--- Start Source material ---

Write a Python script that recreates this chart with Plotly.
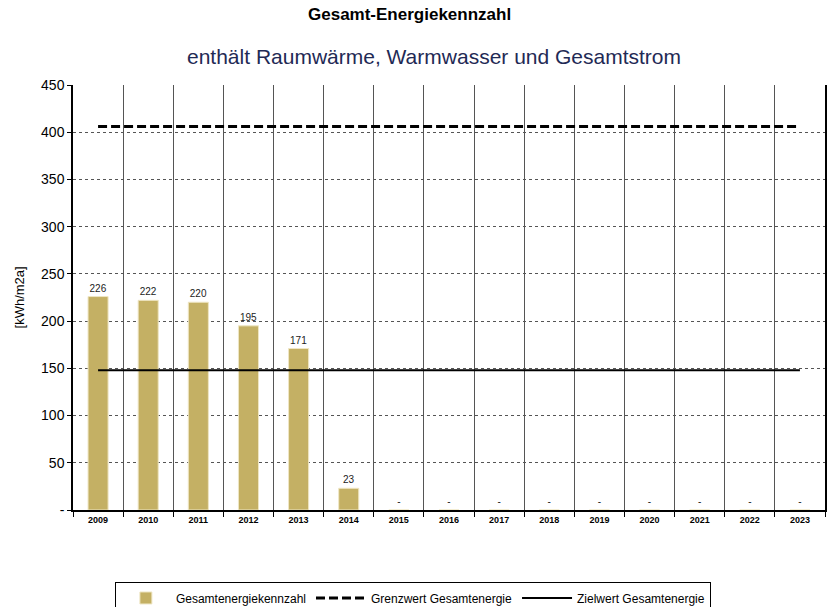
import plotly.graph_objects as go

years = ["2009", "2010", "2011", "2012", "2013", "2014", "2015", "2016",
         "2017", "2018", "2019", "2020", "2021", "2022", "2023"]
gesamt = [226, 222, 220, 195, 171, 23, 0, 0, 0, 0, 0, 0, 0, 0, 0]
grenzwert = [406, 406, 406, 406, 406, 406, 406, 406, 406, 406, 406, 406, 406, 406, 406]
zielwert = [148, 148, 148, 148, 148, 148, 148, 148, 148, 148, 148, 148, 148, 148, 148]
y_ticks = [0, 50, 100, 150, 200, 250, 300, 350, 400, 450]
y_tick_labels = ["-", "50", "100", "150", "200", "250", "300", "350", "400", "450"]

labels = [str(v) if v else "-" for v in gesamt]

FONT = "Liberation Sans, Arial, sans-serif"

fig = go.Figure()
fig.add_trace(go.Bar(
    x=years, y=gesamt, name="Gesamtenergiekennzahl",
    marker=dict(color="#C4B064", line=dict(color="#EFE6C4", width=1)),
    width=0.4, text=labels, textposition="outside",
    textfont=dict(size=10, color="#222", family=FONT), cliponaxis=False,
))
fig.add_trace(go.Scatter(
    x=years, y=grenzwert, name="Grenzwert Gesamtenergie", mode="lines",
    line=dict(color="black", width=3, dash="9px,4px"),
))
fig.add_trace(go.Scatter(
    x=years, y=zielwert, name="Zielwert Gesamtenergie", mode="lines",
    line=dict(color="black", width=2),
))

fig.update_layout(
    width=831, height=607,
    margin=dict(l=73, r=6, t=85, b=97, autoexpand=False),
    paper_bgcolor="white", plot_bgcolor="white",
    font=dict(family=FONT, color="black"),
    showlegend=True,
    legend=dict(orientation="h", x=0.452, xanchor="center", y=-0.207, yanchor="middle",
                bordercolor="black", borderwidth=1, font=dict(size=12),
                traceorder="normal", itemwidth=50),
    bargap=0.6,
    annotations=[
        dict(text="<b>Gesamt-Energiekennzahl</b>", xref="paper", yref="paper",
             x=0.448, y=1.167, xanchor="center", yanchor="middle", showarrow=False,
             font=dict(size=17, color="black")),
        dict(text="enthält Raumwärme, Warmwasser und Gesamtstrom", xref="paper", yref="paper",
             x=0.48, y=1.066, xanchor="center", yanchor="middle", showarrow=False,
             font=dict(size=21, color="#1F2A55")),
        dict(text="[kWh/m2a]", xref="paper", yref="paper", x=-0.0705, y=0.5,
             xanchor="center", yanchor="middle", textangle=-90, showarrow=False,
             font=dict(size=13, color="black")),
    ],
)
fig.update_xaxes(
    type="category", tickson="boundaries", ticks="outside", ticklen=5,
    tickcolor="black", showline=True, linecolor="black", linewidth=1.5,
    showgrid=True, gridcolor="#555", gridwidth=1, automargin=False,
    tickfont=dict(size=9, family="Liberation Sans, Arial", color="black"),
    tickprefix="<b>", ticksuffix="</b>",
)
fig.update_yaxes(
    range=[0, 450], tickvals=y_ticks, ticktext=y_tick_labels,
    ticks="outside", ticklen=4, tickcolor="black", automargin=False,
    showline=True, linecolor="black", linewidth=1.5, mirror=True,
    showgrid=True, gridcolor="#555", gridwidth=1, griddash="dot",
    tickfont=dict(size=14, color="black"), zeroline=False,
)

fig.write_html("out.html", config={"displayModeBar": False},
               post_script="document.body.style.margin='0';")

--- End Source material ---

### Problem to work on
Everything from the first line to the line with "import plotly.graph_objects as go" must be repeated exactly, and nothing else. Leave the pictures out.

### Exercise result
Write a Python script that recreates this chart with Plotly.
import plotly.graph_objects as go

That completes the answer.